Vasya and Shifts

有 $n$ 组，每组含有 $4$ 个完全相同的字符串，所有的 $4n$ 个字符串长度相同，且每个字符串均由小写字母 `a`,`b`,`c`,`d`,`e` 组成。另外，还有一个特殊的字符串 $a$ 全由字母 `a` 组成，字符串 $a$ 的长度与这 $4n$ 个字符串的长度相同，均为输入中给定的数字 $m$ 。 为了把字符串 $a$ 变成一些固定的字符串 $b$ ，可以按照任何顺序使用给出的这些字符串。当使用字符串 $x$ 时， $a$ 中的每个字母都会变成对应的下一个字母，并重复若干次，重复次数与 $x$ 中对应位置字母在字母表中的位置相同（从零开始）。特别地，在 `e` 后的下一个字母是 `a` 。 例如， $a$ 中的某个字母 `b` 和 $x$ 中的 `c` 位置相同，则 $a$ 中的字母变为 `d`，因为 `c` 是第二个字母表字母，`b`替换两次就变为 `d` 。如果 $a$ 中的某个字母 `e` 和 $x$ 中的 `d` 位置相同，则 $a$ 中的字母变为 `c` ，即 `e` 变换三次后的结果。例如，如果字符串 $a$ 等于 `abcde` ，而字符串 $x$ 等于 `baddc` ，则 $a$ 变为 `bbabb` 。**可以把这个操作看成两个五进制数字进行不进位的加法运算。** 被使用过的字符串将会消失，但可以多次使用相等的字符串。 现在给出 $q$ 个询问 $b$ ，要求对每个询问求出，使用给定的 $4n$ 个字符串，有多少种不同的方法可以让 $a$ 变成 $b$ 。两个方案不同，当且仅当存在某一组字符串，其在两种方案中被使用的字符串的个数不同。输出答案对 $10^9+7$ 取模后的结果。 `by DeaphetS,Modification cfkk`

Vasya has a set of $ 4n $ strings of equal length, consisting of lowercase English letters "a", "b", "c", "d" and "e". Moreover, the set is split into $ n $ groups of $ 4 $ equal strings each. Vasya also has one special string $ a $ of the same length, consisting of letters "a" only. Vasya wants to obtain from string $ a $ some fixed string $ b $ , in order to do this, he can use the strings from his set in any order. When he uses some string $ x $ , each of the letters in string $ a $ replaces with the next letter in alphabet as many times as the alphabet position, counting from zero, of the corresponding letter in string $ x $ . Within this process the next letter in alphabet after "e" is "a". For example, if some letter in $ a $ equals "b", and the letter on the same position in $ x $ equals "c", then the letter in $ a $ becomes equal "d", because "c" is the second alphabet letter, counting from zero. If some letter in $ a $ equals "e", and on the same position in $ x $ is "d", then the letter in $ a $ becomes "c". For example, if the string $ a $ equals "abcde", and string $ x $ equals "baddc", then $ a $ becomes "bbabb". A used string disappears, but Vasya can use equal strings several times. Vasya wants to know for $ q $ given strings $ b $ , how many ways there are to obtain from the string $ a $ string $ b $ using the given set of $ 4n $ strings? Two ways are different if the number of strings used from some group of $ 4 $ strings is different. Help Vasya compute the answers for these questions modulo $ 10^{9}+7 $ .

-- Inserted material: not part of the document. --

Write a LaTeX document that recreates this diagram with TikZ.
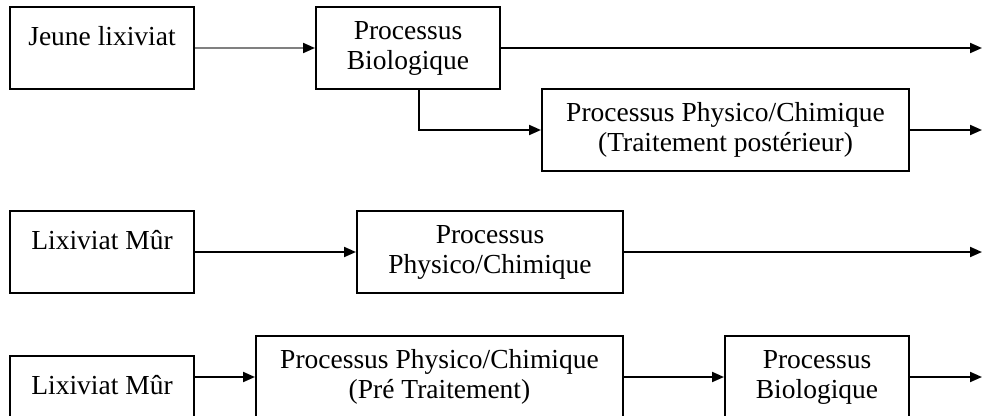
\documentclass[tikz,border=0pt]{standalone}
\usepackage{fontspec}
\setmainfont{Liberation Serif}
\usetikzlibrary{positioning,arrows.meta}
\definecolor{inkline}{RGB}{0,0,0}
\definecolor{grayline}{RGB}{128,128,128}
\tikzset{
    stage/.style={rectangle, draw=inkline, line width=2pt, inner sep=0pt, minimum height=82pt, align=center, font=\fontsize{27.5}{30}\selectfont},
    leachate/.style={stage, minimum width=184pt, text height=38pt, text depth=44pt},
    flow arrow/.style={-{Triangle[length=12pt,width=10pt]}, line width=2pt, inkline},
    gray arrow/.style={flow arrow, draw=grayline, -{Triangle[length=12pt,width=10pt,color=inkline]}}
}

\begin{document}
\begin{tikzpicture}[x=1pt, y=-1pt]
\useasboundingbox (0,0) rectangle (982,415);
% Young leachate
\node[leachate] (jeune) at (102,48) {Jeune lixiviat};
\node[stage, minimum width=184pt] (bio1) at (408,48) {Processus\\Biologique};
\node[stage, minimum width=367pt] (post) at (725.5,130) {Processus Physico/Chimique\\(Traitement postérieur)};

% Mature leachate, physico-chemical only
\node[leachate] (mur1) at (102,252) {Lixiviat Mûr};
\node[stage, minimum width=266pt] (phys) at (490,252) {Processus\\Physico/Chimique};

% Mature leachate, pre-treatment then biological
\node[leachate] (mur2) at (102,397) {Lixiviat Mûr};
\node[stage, minimum width=367pt] (pre) at (439.5,377) {Processus Physico/Chimique\\(Pré Traitement)};
\node[stage, minimum width=184pt] (bio2) at (817,377) {Processus\\Biologique};

% Outlets
\coordinate (outx) at (982,0);

% Arrows
\draw[gray arrow] (jeune) -- (bio1);
\draw[flow arrow] (bio1) -- (bio1 -| outx);
\draw[flow arrow] ([xshift=11pt]bio1.south) |- (post.west);
\draw[flow arrow] (post) -- (post -| outx);
\draw[flow arrow] (mur1) -- (phys);
\draw[flow arrow] (phys) -- (phys -| outx);
\draw[flow arrow] (mur2.east |- pre.west) -- (pre.west);
\draw[flow arrow] (pre) -- (bio2);
\draw[flow arrow] (bio2) -- (bio2 -| outx);
\end{tikzpicture}
\end{document}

The first line contains two integers $ n $ and $ m $ ( $ 1<=n,m<=500 $ ) — the number of groups of four strings in the set, and the length of all strings. Each of the next $ n $ lines contains a string $ s $ of length $ m $ , consisting of lowercase English letters "a", "b", "c", "d" and "e". This means that there is a group of four strings equal to $ s $ . The next line contains single integer $ q $ ( $ 1<=q<=300 $ ) — the number of strings $ b $ Vasya is interested in. Each of the next $ q $ strings contains a string $ b $ of length $ m $ , consisting of lowercase English letters "a", "b", "c", "d" and "e" — a string Vasya is interested in.

For each string Vasya is interested in print the number of ways to obtain it from string $ a $ , modulo $ 10^{9}+7 $ .

1 1
b
2
a
e

1
1

2 4
aaaa
bbbb
1
cccc

5

In the first example, we have $ 4 $ strings "b". Then we have the only way for each string $ b $ : select $ 0 $ strings "b" to get "a" and select $ 4 $ strings "b" to get "e", respectively. So, we have $ 1 $ way for each request. In the second example, note that the choice of the string "aaaa" does not change anything, that is we can choose any amount of it (from $ 0 $ to $ 4 $ , it's $ 5 $ different ways) and we have to select the line "bbbb" $ 2 $ times, since other variants do not fit. We get that we have $ 5 $ ways for the request.